**Set task**
Set down the full listing exactly as given. Any pictures are to be left out.

**Available data**
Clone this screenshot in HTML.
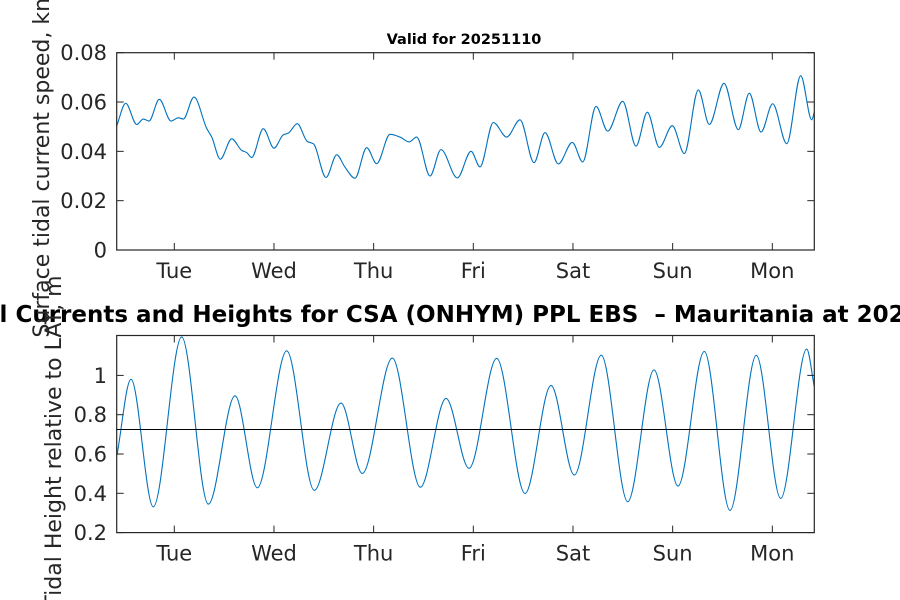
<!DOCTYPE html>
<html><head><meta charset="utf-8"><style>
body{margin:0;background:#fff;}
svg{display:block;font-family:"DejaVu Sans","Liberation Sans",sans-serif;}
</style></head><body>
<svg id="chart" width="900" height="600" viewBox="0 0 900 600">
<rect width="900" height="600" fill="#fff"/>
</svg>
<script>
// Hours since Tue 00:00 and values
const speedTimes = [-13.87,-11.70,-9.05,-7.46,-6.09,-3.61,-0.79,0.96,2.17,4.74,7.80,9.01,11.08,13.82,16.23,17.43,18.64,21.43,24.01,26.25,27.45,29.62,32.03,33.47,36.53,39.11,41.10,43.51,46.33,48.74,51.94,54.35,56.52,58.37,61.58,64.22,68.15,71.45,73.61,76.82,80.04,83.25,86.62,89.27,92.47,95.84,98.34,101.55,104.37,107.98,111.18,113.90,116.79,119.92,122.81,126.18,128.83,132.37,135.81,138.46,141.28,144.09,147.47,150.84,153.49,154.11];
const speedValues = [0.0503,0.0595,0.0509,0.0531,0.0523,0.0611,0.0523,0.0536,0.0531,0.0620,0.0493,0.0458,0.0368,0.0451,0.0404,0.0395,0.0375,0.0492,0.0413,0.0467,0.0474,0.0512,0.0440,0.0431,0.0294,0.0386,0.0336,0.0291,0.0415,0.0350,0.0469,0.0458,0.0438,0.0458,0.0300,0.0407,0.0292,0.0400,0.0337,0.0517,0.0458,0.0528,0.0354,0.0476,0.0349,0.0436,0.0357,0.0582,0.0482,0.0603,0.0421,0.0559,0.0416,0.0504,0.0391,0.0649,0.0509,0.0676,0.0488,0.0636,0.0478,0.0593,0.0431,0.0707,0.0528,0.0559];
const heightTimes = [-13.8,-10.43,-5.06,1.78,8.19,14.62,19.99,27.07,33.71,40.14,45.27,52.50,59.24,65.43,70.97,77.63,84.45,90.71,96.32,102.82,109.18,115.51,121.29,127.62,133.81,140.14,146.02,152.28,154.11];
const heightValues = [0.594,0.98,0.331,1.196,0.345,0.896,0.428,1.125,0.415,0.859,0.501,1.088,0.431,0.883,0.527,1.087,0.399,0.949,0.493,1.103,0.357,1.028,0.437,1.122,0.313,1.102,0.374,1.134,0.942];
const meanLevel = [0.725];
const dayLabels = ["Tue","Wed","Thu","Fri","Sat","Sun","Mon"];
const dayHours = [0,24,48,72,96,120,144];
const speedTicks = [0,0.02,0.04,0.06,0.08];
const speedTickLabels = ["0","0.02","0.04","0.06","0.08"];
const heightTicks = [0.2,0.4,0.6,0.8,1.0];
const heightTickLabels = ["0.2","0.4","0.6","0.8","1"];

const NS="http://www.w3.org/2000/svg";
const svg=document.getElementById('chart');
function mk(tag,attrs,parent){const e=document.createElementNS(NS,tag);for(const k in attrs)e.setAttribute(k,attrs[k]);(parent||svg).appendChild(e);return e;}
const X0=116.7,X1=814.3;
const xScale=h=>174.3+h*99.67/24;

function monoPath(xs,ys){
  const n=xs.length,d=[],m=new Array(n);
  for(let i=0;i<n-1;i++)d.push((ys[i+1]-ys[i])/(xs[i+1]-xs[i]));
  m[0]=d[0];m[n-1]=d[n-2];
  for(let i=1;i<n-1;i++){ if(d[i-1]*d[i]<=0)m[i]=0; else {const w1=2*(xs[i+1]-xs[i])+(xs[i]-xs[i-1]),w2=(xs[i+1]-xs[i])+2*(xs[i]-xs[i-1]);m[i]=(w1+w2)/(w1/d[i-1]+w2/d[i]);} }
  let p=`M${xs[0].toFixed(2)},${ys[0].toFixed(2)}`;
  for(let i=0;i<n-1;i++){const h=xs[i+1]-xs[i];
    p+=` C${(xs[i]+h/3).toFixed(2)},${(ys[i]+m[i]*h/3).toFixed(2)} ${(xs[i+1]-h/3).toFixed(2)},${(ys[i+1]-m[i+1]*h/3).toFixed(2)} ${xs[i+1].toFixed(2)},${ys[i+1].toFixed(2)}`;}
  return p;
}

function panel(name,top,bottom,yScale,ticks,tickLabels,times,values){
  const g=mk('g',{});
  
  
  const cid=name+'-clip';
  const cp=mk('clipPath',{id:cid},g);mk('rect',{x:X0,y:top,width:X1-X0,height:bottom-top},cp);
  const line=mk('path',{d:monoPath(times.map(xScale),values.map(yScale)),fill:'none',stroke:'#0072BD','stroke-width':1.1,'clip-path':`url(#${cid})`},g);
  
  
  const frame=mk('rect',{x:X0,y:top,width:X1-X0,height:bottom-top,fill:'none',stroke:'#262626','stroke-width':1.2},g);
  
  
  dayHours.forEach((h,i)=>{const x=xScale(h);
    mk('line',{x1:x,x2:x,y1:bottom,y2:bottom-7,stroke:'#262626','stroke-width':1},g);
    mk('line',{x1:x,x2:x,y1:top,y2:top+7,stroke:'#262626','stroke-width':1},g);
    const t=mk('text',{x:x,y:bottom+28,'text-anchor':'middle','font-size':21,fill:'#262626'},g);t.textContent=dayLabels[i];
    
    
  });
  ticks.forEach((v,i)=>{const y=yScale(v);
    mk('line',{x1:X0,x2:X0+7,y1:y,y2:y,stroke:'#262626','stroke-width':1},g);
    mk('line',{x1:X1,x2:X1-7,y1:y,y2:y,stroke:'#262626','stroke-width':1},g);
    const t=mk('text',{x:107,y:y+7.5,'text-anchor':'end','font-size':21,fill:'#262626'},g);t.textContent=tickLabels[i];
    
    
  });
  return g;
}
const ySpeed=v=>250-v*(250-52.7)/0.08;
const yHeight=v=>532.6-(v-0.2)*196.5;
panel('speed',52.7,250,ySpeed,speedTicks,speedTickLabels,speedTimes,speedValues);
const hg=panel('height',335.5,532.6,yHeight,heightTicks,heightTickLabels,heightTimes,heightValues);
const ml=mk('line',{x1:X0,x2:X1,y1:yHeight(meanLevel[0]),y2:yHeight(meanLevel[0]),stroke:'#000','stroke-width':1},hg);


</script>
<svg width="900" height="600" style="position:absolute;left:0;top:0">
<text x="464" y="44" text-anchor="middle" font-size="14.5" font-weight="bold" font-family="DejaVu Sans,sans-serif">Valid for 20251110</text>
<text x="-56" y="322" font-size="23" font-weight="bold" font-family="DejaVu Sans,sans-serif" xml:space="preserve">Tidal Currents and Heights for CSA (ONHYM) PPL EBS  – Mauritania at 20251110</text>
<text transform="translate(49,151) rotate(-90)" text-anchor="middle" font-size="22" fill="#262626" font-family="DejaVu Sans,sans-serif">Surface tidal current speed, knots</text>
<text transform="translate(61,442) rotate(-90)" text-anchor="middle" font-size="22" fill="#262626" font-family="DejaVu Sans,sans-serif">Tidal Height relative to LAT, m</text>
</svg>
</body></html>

**The result**
Clone this screenshot in HTML.
<!DOCTYPE html>
<html><head><meta charset="utf-8"><style>
body{margin:0;background:#fff;}
svg{display:block;font-family:"DejaVu Sans","Liberation Sans",sans-serif;}
</style></head><body>
<svg id="chart" width="900" height="600" viewBox="0 0 900 600">
<rect width="900" height="600" fill="#fff"/>
</svg>
<script>
// Hours since Tue 00:00 and values
const speedTimes = [-13.87,-11.70,-9.05,-7.46,-6.09,-3.61,-0.79,0.96,2.17,4.74,7.80,9.01,11.08,13.82,16.23,17.43,18.64,21.43,24.01,26.25,27.45,29.62,32.03,33.47,36.53,39.11,41.10,43.51,46.33,48.74,51.94,54.35,56.52,58.37,61.58,64.22,68.15,71.45,73.61,76.82,80.04,83.25,86.62,89.27,92.47,95.84,98.34,101.55,104.37,107.98,111.18,113.90,116.79,119.92,122.81,126.18,128.83,132.37,135.81,138.46,141.28,144.09,147.47,150.84,153.49,154.11];
const speedValues = [0.0503,0.0595,0.0509,0.0531,0.0523,0.0611,0.0523,0.0536,0.0531,0.0620,0.0493,0.0458,0.0368,0.0451,0.0404,0.0395,0.0375,0.0492,0.0413,0.0467,0.0474,0.0512,0.0440,0.0431,0.0294,0.0386,0.0336,0.0291,0.0415,0.0350,0.0469,0.0458,0.0438,0.0458,0.0300,0.0407,0.0292,0.0400,0.0337,0.0517,0.0458,0.0528,0.0354,0.0476,0.0349,0.0436,0.0357,0.0582,0.0482,0.0603,0.0421,0.0559,0.0416,0.0504,0.0391,0.0649,0.0509,0.0676,0.0488,0.0636,0.0478,0.0593,0.0431,0.0707,0.0528,0.0559];
const heightTimes = [-13.8,-10.43,-5.06,1.78,8.19,14.62,19.99,27.07,33.71,40.14,45.27,52.50,59.24,65.43,70.97,77.63,84.45,90.71,96.32,102.82,109.18,115.51,121.29,127.62,133.81,140.14,146.02,152.28,154.11];
const heightValues = [0.594,0.98,0.331,1.196,0.345,0.896,0.428,1.125,0.415,0.859,0.501,1.088,0.431,0.883,0.527,1.087,0.399,0.949,0.493,1.103,0.357,1.028,0.437,1.122,0.313,1.102,0.374,1.134,0.942];
const meanLevel = [0.725];
const dayLabels = ["Tue","Wed","Thu","Fri","Sat","Sun","Mon"];
const dayHours = [0,24,48,72,96,120,144];
const speedTicks = [0,0.02,0.04,0.06,0.08];
const speedTickLabels = ["0","0.02","0.04","0.06","0.08"];
const heightTicks = [0.2,0.4,0.6,0.8,1.0];
const heightTickLabels = ["0.2","0.4","0.6","0.8","1"];

const NS="http://www.w3.org/2000/svg";
const svg=document.getElementById('chart');
function mk(tag,attrs,parent){const e=document.createElementNS(NS,tag);for(const k in attrs)e.setAttribute(k,attrs[k]);(parent||svg).appendChild(e);return e;}
const X0=116.7,X1=814.3;
const xScale=h=>174.3+h*99.67/24;

function monoPath(xs,ys){
  const n=xs.length,d=[],m=new Array(n);
  for(let i=0;i<n-1;i++)d.push((ys[i+1]-ys[i])/(xs[i+1]-xs[i]));
  m[0]=d[0];m[n-1]=d[n-2];
  for(let i=1;i<n-1;i++){ if(d[i-1]*d[i]<=0)m[i]=0; else {const w1=2*(xs[i+1]-xs[i])+(xs[i]-xs[i-1]),w2=(xs[i+1]-xs[i])+2*(xs[i]-xs[i-1]);m[i]=(w1+w2)/(w1/d[i-1]+w2/d[i]);} }
  let p=`M${xs[0].toFixed(2)},${ys[0].toFixed(2)}`;
  for(let i=0;i<n-1;i++){const h=xs[i+1]-xs[i];
    p+=` C${(xs[i]+h/3).toFixed(2)},${(ys[i]+m[i]*h/3).toFixed(2)} ${(xs[i+1]-h/3).toFixed(2)},${(ys[i+1]-m[i+1]*h/3).toFixed(2)} ${xs[i+1].toFixed(2)},${ys[i+1].toFixed(2)}`;}
  return p;
}

function panel(name,top,bottom,yScale,ticks,tickLabels,times,values){
  const g=mk('g',{});
  
  
  const cid=name+'-clip';
  const cp=mk('clipPath',{id:cid},g);mk('rect',{x:X0,y:top,width:X1-X0,height:bottom-top},cp);
  const line=mk('path',{d:monoPath(times.map(xScale),values.map(yScale)),fill:'none',stroke:'#0072BD','stroke-width':1.1,'clip-path':`url(#${cid})`},g);
  
  
  const frame=mk('rect',{x:X0,y:top,width:X1-X0,height:bottom-top,fill:'none',stroke:'#262626','stroke-width':1.2},g);
  
  
  dayHours.forEach((h,i)=>{const x=xScale(h);
    mk('line',{x1:x,x2:x,y1:bottom,y2:bottom-7,stroke:'#262626','stroke-width':1},g);
    mk('line',{x1:x,x2:x,y1:top,y2:top+7,stroke:'#262626','stroke-width':1},g);
    const t=mk('text',{x:x,y:bottom+28,'text-anchor':'middle','font-size':21,fill:'#262626'},g);t.textContent=dayLabels[i];
    
    
  });
  ticks.forEach((v,i)=>{const y=yScale(v);
    mk('line',{x1:X0,x2:X0+7,y1:y,y2:y,stroke:'#262626','stroke-width':1},g);
    mk('line',{x1:X1,x2:X1-7,y1:y,y2:y,stroke:'#262626','stroke-width':1},g);
    const t=mk('text',{x:107,y:y+7.5,'text-anchor':'end','font-size':21,fill:'#262626'},g);t.textContent=tickLabels[i];
    
    
  });
  return g;
}
const ySpeed=v=>250-v*(250-52.7)/0.08;
const yHeight=v=>532.6-(v-0.2)*196.5;
panel('speed',52.7,250,ySpeed,speedTicks,speedTickLabels,speedTimes,speedValues);
const hg=panel('height',335.5,532.6,yHeight,heightTicks,heightTickLabels,heightTimes,heightValues);
const ml=mk('line',{x1:X0,x2:X1,y1:yHeight(meanLevel[0]),y2:yHeight(meanLevel[0]),stroke:'#000','stroke-width':1},hg);


</script>
<svg width="900" height="600" style="position:absolute;left:0;top:0">
<text x="464" y="44" text-anchor="middle" font-size="14.5" font-weight="bold" font-family="DejaVu Sans,sans-serif">Valid for 20251110</text>
<text x="-56" y="322" font-size="23" font-weight="bold" font-family="DejaVu Sans,sans-serif" xml:space="preserve">Tidal Currents and Heights for CSA (ONHYM) PPL EBS  – Mauritania at 20251110</text>
<text transform="translate(49,151) rotate(-90)" text-anchor="middle" font-size="22" fill="#262626" font-family="DejaVu Sans,sans-serif">Surface tidal current speed, knots</text>
<text transform="translate(61,442) rotate(-90)" text-anchor="middle" font-size="22" fill="#262626" font-family="DejaVu Sans,sans-serif">Tidal Height relative to LAT, m</text>
</svg>
</body></html>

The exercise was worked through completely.